[START]
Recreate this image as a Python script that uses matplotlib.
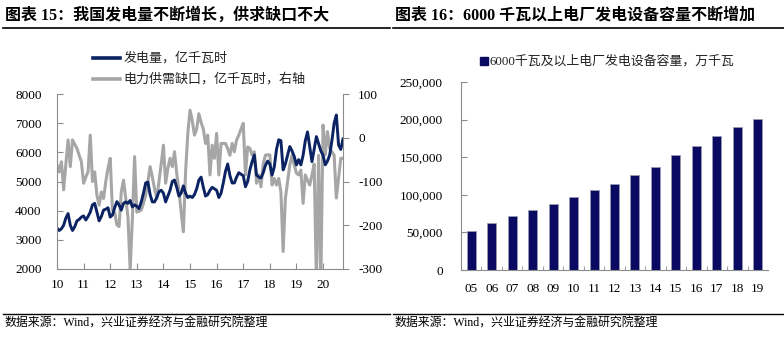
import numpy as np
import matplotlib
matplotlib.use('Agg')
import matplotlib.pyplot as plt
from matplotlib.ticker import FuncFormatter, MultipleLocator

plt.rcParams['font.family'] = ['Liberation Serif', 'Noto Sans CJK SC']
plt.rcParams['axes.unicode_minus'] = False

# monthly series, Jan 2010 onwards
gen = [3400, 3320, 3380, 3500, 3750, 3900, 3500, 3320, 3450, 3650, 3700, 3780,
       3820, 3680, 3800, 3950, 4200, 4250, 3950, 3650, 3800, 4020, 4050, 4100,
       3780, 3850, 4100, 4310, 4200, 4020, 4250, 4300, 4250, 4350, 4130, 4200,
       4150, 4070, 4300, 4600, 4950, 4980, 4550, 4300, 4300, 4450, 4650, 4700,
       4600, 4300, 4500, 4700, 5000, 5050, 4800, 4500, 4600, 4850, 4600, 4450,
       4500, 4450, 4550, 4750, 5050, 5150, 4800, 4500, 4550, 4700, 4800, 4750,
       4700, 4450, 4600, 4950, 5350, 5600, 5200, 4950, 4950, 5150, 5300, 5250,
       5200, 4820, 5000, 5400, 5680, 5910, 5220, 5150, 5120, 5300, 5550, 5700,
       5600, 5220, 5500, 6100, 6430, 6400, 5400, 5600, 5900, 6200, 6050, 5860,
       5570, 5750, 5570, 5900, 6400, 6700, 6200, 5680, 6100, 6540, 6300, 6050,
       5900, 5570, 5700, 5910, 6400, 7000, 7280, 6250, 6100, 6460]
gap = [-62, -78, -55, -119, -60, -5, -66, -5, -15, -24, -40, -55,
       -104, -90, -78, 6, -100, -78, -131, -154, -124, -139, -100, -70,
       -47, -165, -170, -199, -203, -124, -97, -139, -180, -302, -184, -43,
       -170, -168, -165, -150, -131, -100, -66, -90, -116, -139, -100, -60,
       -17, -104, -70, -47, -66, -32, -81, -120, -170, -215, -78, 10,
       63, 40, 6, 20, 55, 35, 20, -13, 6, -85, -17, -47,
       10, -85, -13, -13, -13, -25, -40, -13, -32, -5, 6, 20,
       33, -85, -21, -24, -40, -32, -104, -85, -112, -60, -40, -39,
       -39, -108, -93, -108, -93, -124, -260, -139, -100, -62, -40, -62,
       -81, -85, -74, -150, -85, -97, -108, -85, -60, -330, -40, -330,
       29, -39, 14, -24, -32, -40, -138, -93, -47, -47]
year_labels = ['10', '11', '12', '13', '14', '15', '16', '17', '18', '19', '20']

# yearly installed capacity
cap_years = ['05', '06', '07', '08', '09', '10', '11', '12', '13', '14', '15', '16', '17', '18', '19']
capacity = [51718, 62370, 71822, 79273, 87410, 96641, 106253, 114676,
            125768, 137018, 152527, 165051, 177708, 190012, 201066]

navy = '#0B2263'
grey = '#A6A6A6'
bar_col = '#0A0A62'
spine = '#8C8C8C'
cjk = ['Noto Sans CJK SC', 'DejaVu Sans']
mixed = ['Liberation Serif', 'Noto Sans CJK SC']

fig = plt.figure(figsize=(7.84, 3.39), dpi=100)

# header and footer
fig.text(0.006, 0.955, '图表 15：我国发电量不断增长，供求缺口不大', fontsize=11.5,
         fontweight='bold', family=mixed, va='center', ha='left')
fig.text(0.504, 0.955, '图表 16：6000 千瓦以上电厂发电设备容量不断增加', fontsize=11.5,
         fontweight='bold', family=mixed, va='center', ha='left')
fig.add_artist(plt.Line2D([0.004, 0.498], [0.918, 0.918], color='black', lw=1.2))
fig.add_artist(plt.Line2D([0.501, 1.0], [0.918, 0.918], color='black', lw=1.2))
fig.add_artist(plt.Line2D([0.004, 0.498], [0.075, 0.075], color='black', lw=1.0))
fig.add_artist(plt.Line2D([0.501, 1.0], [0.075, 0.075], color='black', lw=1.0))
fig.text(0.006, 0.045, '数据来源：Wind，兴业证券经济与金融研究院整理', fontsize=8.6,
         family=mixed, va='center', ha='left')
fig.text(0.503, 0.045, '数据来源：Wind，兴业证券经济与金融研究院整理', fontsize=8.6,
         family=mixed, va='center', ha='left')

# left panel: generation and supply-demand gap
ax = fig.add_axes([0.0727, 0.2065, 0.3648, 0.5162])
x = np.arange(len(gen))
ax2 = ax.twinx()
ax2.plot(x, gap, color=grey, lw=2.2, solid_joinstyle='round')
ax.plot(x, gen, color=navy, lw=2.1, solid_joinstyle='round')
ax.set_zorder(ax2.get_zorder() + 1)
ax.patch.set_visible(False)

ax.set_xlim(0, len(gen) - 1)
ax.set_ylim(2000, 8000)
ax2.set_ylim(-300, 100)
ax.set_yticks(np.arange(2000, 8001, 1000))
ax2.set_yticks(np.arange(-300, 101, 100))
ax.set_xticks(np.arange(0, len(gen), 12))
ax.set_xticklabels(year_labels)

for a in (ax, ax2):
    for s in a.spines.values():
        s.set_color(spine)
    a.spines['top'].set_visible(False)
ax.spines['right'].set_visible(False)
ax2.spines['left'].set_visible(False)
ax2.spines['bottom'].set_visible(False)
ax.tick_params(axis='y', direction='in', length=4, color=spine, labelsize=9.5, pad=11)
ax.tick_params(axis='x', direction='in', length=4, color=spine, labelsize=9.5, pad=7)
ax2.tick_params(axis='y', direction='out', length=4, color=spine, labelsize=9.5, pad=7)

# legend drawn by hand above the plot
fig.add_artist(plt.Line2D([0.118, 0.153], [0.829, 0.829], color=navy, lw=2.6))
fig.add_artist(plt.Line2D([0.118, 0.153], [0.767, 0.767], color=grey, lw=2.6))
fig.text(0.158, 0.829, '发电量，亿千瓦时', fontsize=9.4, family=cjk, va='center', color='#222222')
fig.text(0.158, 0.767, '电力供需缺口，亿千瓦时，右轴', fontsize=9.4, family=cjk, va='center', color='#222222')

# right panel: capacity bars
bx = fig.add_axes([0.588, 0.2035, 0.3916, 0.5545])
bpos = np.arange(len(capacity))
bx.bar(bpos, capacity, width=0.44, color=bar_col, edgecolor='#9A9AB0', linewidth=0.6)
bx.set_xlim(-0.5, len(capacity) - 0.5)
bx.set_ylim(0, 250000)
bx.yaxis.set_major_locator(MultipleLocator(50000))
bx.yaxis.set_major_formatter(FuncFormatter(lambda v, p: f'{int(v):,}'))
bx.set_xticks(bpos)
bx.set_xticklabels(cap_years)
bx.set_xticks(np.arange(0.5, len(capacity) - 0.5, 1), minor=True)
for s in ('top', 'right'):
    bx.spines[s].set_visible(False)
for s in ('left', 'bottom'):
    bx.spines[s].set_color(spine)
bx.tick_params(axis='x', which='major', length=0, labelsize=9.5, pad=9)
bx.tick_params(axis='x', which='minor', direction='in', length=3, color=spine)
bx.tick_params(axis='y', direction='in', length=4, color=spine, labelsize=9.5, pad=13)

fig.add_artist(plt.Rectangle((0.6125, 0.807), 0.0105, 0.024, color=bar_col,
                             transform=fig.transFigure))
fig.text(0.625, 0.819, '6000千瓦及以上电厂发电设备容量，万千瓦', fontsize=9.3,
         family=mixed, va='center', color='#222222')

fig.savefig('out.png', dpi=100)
[END]
[START]
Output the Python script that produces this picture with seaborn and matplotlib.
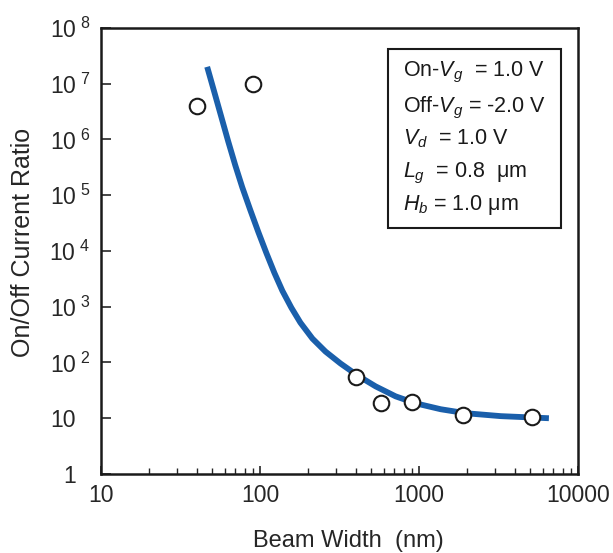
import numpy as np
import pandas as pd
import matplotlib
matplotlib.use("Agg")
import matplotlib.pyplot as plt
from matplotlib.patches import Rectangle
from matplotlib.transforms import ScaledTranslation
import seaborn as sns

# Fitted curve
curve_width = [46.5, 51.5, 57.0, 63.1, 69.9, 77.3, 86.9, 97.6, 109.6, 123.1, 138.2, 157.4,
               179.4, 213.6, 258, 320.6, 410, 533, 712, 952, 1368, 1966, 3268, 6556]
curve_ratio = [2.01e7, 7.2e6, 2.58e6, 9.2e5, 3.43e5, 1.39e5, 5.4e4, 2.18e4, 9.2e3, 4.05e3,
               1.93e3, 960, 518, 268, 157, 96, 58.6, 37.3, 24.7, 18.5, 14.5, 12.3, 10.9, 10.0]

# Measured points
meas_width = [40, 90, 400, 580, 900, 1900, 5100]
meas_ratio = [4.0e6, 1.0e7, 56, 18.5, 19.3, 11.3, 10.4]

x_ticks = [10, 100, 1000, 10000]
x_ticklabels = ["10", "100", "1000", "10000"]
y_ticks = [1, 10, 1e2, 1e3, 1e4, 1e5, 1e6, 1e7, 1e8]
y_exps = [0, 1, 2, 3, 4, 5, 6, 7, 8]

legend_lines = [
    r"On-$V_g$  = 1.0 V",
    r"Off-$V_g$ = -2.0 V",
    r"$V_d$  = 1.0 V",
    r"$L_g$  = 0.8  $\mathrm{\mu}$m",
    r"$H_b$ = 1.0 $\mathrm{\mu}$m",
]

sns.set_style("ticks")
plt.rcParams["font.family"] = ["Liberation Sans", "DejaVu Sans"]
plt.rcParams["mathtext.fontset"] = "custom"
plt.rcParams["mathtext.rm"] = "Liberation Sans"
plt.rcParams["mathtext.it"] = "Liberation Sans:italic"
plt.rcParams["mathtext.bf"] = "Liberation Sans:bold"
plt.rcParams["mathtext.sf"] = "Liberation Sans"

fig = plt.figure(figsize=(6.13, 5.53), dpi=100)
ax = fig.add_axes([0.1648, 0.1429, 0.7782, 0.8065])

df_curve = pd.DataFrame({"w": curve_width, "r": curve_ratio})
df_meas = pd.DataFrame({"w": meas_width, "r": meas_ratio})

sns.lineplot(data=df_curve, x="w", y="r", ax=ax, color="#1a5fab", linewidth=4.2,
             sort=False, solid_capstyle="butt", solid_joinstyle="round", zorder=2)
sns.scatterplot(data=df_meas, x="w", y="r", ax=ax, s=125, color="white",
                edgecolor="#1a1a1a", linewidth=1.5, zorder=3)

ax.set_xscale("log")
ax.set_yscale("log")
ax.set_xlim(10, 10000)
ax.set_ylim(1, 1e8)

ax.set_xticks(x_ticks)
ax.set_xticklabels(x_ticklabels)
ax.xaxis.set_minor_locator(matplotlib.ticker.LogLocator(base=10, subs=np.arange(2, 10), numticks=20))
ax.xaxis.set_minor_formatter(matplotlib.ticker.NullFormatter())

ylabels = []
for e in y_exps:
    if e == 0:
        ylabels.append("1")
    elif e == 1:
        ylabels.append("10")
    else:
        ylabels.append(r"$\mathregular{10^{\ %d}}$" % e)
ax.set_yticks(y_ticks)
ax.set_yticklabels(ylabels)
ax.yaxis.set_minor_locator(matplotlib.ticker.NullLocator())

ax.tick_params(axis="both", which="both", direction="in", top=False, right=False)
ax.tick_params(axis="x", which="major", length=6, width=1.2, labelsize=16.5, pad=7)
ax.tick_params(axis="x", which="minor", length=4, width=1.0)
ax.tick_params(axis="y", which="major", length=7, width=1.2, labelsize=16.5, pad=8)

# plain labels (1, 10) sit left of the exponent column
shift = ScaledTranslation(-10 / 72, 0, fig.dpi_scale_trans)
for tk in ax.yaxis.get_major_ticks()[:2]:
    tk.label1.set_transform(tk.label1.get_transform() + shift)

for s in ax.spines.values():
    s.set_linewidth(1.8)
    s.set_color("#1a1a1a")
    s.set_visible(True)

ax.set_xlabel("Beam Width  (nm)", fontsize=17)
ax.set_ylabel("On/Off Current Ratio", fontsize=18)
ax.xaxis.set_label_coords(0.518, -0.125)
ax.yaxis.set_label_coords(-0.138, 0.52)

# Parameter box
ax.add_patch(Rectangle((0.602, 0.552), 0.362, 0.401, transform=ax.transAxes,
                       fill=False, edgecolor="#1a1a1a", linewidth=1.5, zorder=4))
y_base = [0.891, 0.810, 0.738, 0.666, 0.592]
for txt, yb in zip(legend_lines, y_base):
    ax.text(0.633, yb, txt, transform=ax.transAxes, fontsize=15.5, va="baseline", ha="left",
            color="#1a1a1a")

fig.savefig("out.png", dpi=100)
[END]
Give back exactly the lines from the one that holds "Recreate this image" to the one that holds "plt.rcParams['axes.unicode_minus'] = False", with both ends and without the images.

● **Solution for this problem**
Recreate this image as a Python script that uses matplotlib.
import numpy as np
import matplotlib
matplotlib.use('Agg')
import matplotlib.pyplot as plt
from matplotlib.ticker import FuncFormatter, MultipleLocator

plt.rcParams['font.family'] = ['Liberation Serif', 'Noto Sans CJK SC']
plt.rcParams['axes.unicode_minus'] = False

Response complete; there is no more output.